Instructions to follow> Below are some entries. Work out how many of their lines hold the word "this", and write that number alone.

Dataset records
▼
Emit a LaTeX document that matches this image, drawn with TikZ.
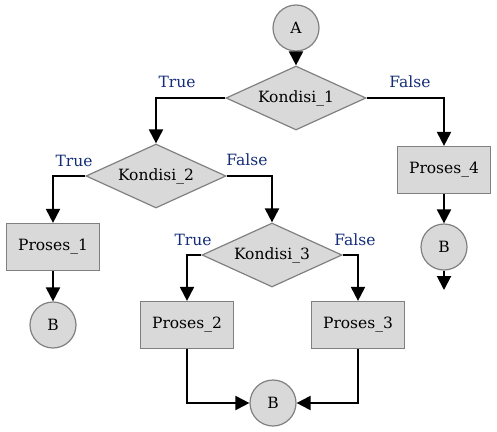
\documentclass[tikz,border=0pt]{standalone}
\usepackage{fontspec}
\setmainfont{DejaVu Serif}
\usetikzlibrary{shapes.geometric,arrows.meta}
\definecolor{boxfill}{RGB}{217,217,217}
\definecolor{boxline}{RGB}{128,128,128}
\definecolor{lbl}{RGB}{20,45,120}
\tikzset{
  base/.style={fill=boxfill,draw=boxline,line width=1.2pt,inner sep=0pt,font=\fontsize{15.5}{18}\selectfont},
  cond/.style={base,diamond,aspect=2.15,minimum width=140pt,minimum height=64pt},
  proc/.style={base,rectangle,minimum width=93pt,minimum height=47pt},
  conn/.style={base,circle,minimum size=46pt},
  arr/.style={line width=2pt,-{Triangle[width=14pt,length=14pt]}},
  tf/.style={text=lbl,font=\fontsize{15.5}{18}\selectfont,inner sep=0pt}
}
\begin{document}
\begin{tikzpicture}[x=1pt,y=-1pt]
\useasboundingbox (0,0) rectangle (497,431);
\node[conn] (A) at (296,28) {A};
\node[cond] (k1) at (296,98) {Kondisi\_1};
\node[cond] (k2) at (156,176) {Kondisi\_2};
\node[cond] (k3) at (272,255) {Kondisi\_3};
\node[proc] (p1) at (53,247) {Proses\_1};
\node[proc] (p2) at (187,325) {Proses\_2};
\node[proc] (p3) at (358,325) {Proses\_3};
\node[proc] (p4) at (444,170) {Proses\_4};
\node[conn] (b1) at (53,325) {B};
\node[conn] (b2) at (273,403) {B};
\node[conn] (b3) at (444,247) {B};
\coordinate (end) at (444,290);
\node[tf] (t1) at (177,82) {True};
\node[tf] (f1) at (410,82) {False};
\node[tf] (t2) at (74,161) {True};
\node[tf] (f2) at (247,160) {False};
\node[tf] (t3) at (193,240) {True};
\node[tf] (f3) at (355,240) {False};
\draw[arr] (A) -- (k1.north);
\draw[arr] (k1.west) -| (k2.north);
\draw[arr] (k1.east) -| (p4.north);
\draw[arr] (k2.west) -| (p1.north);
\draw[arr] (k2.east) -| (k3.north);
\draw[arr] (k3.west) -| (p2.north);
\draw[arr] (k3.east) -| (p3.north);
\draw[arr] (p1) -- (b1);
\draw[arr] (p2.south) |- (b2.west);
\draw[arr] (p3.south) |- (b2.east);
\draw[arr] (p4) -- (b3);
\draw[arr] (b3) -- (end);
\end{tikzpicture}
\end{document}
▲
▼
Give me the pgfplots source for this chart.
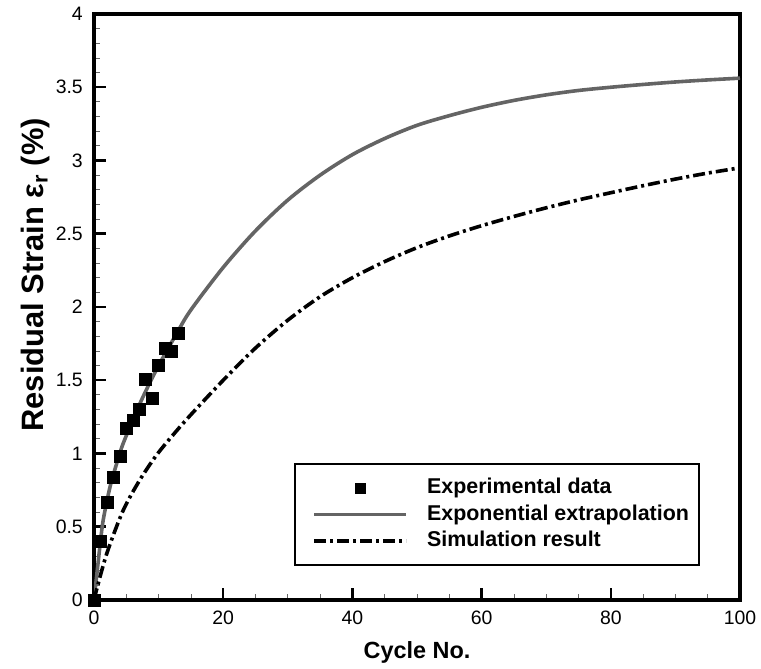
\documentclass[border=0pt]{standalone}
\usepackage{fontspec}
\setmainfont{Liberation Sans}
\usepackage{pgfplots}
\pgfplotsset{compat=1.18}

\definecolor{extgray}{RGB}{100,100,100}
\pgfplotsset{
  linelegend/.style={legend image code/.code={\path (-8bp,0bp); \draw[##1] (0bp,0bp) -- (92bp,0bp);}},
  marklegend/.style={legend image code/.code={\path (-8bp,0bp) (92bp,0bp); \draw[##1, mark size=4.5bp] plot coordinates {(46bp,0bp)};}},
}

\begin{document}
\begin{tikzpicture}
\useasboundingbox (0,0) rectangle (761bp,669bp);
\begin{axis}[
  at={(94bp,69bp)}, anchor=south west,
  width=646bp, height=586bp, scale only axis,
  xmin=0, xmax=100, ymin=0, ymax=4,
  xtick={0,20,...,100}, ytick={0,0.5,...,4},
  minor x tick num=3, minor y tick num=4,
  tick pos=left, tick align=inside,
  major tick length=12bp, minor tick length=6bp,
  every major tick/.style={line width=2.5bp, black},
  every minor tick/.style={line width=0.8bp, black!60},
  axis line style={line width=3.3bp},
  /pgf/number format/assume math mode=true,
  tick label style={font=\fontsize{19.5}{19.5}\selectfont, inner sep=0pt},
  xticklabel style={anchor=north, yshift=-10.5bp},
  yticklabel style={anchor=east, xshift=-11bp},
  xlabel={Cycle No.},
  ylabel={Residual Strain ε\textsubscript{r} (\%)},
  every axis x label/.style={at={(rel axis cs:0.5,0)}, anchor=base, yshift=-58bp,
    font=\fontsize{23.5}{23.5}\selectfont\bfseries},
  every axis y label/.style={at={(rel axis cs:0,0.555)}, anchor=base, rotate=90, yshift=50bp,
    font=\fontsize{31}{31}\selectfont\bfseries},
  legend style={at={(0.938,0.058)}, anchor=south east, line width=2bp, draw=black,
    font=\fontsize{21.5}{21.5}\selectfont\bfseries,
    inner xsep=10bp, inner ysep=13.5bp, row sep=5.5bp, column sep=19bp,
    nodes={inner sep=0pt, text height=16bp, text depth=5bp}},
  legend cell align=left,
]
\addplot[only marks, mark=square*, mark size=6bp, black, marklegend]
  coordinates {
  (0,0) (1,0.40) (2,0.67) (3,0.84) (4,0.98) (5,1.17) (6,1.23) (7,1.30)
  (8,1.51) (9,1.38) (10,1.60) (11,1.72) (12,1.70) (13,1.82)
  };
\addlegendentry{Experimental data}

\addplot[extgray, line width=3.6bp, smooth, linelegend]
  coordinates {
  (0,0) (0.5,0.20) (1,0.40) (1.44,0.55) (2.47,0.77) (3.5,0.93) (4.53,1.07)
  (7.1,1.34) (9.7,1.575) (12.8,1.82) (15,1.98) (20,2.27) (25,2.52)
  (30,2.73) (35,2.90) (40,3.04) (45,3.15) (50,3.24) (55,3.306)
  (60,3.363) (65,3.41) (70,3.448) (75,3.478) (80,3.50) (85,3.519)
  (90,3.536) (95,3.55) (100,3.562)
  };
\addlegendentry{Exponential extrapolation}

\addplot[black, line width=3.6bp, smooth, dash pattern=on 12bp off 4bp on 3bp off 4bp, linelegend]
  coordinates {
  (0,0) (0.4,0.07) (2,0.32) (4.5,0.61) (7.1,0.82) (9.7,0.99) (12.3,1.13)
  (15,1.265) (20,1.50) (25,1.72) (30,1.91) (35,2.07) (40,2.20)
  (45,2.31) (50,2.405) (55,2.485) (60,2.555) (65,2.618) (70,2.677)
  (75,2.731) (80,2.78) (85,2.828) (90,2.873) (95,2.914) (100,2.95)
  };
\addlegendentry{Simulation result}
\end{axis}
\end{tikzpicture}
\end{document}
▲
The reply> 2